AlexZhang267 avatar Mar 18 '21 08:03 AlexZhang267

@AlexZhang267 I unfortunately can't invest much time into spark-excel at the moment. If possible, I would recommend to increase Spark's memory to work around this.

nightscape avatar Mar 18 '21 10:03 nightscape

I'm getting the same problem here. tried using "maxRowsinMemory" with values like 1000, 10000, 100000. It works fine for the first 3 excel files but I have 8 to process and the driver node always dies on the 4th excel file. Each file is roughly 600 MB each. I tried spark.driver.extraJavaOptions -XX:+UseG1GC and increased driver memory to 56 GB but the driver node still crashes. My understanding is the driver will crash if there's too many occurrences of full garbage collection. I also noticed the cluster doesn't scale up beyond 1 worker node even though I have auto scale set to 4 worker nodes. So clearly there is some type of collect() happening on the driver node with this library? and this library doesn't seem to use the spark parallelism very well?

kennydataml avatar Aug 05 '21 02:08 kennydataml

Hi @kennydataml , I am not sure if this is related. How do you read these 8 files? It will help if we have simplified (without sensitive data) and reproducible code. I am preparing a PR for native support of multiple files loading. Sincerely,

quanghgx avatar Aug 06 '21 01:08 quanghgx

I unfortunately can't get a scrubbed excel for you since it's on a client laptop. the code is simple. I only read in one excel at a time with a for loop. so basically

for xlpath in excels:
  csvpath = xlpath split join yadayda
  try:  # exception handling since we don't know the number of sheets
    for i in range(15):  # dynamic number of sheets
      df = (spark.read
        .format("crealytics ... spark excel yada yada")
        .option("dataAddress", f"{i}!A1")  # sub sheet index here
        .option("header", "true")
        .option("maxRowsInMemory", 100000)
        .load(xlpath)
      # write excel to csv
      (df.write
      .repartition(200)  # attempting to circumvent memory issues
      .format("csv")
      .mode("append")
      .option("header", "true")
      .save(csvpath)
      )
  except Exception as err:
    print(repr(err))

I've narrowed down the problem to only 1 of 8 excel files. I can consistently reproduce it on that particular excel file. It opens up just fine using microsoft excel, so I'm puzzled why only 1 particular excel file gives me an issue. The behaviour I'm observing is I can read the first 6 sheets, but it hangs on the 7th sheet when it tries to append write to the csv path. There is no spark job initiated for writing as expected, and it just hangs for an hour straight. I've tried running the code without looping through all excels, targeting only that particular excel file and it will hang consistently on the 7th sheet. It's really weird, I'm going to do some more testing tomorrow with a fresh copy of the data.
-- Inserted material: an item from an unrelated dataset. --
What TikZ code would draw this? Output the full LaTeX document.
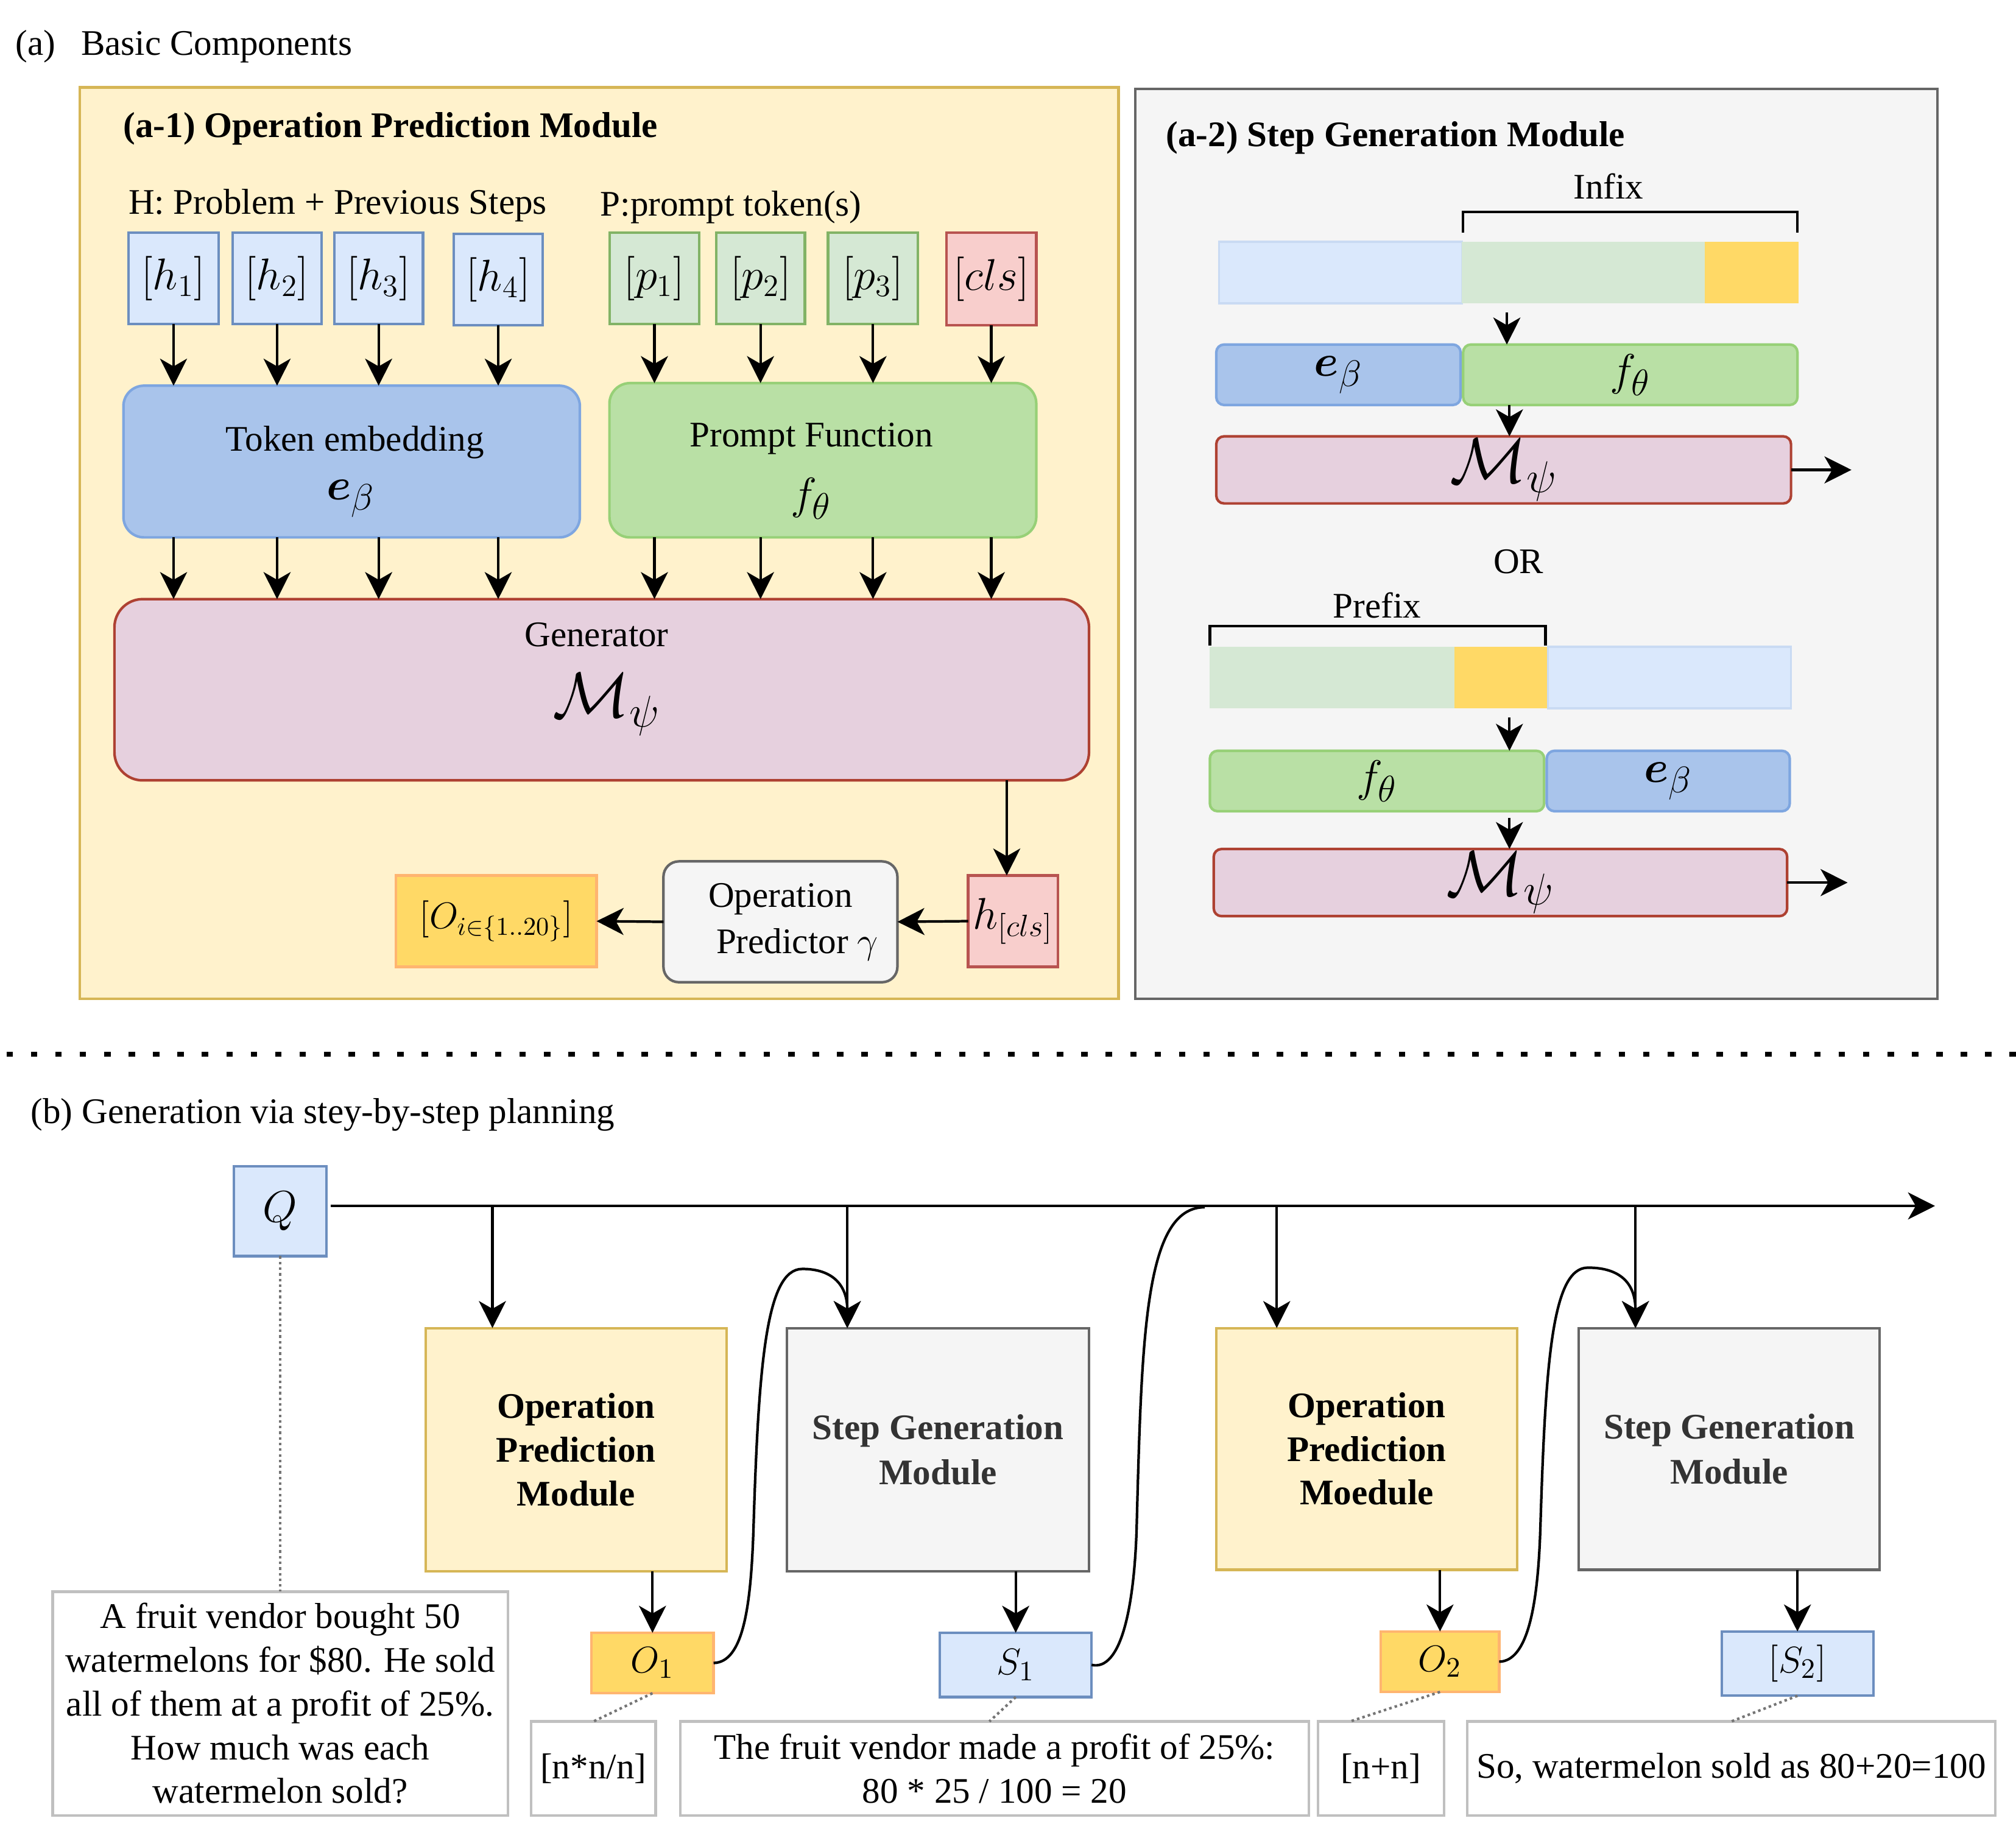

kennydataml avatar Aug 06 '21 02:08 kennydataml

I have the same issue and my excel file is only 2 MB, It also happens on some specific files

NestorAGC123 avatar Aug 16 '21 22:08 NestorAGC123

Hi @NestorAGC123 , Is it possible to share your excel file after removing sensible data?

quanghgx avatar Aug 17 '21 01:08 quanghgx

the problem is that spark-excel reads the file as an input stream and that uses far more memory than reading it as java.io.File - I have logged https://bz.apache.org/bugzilla/show_bug.cgi?id=65581 for a possible solution

pjfanning avatar Sep 18 '21 13:09 pjfanning

Does this problem still unclosed? I have the same problem.

yanghong avatar May 18 '22 11:05 yanghong

@yanghong maybe you could do a PR based on https://bz.apache.org/bugzilla/show_bug.cgi?id=65581 changes ?

pjfanning avatar May 18 '22 11:05 pjfanning

@yanghong maybe you could do a PR based on https://bz.apache.org/bugzilla/show_bug.cgi?id=65581 changes ?

Fine, it‘s poi’s limitaion.

yanghong avatar May 18 '22 12:05 yanghong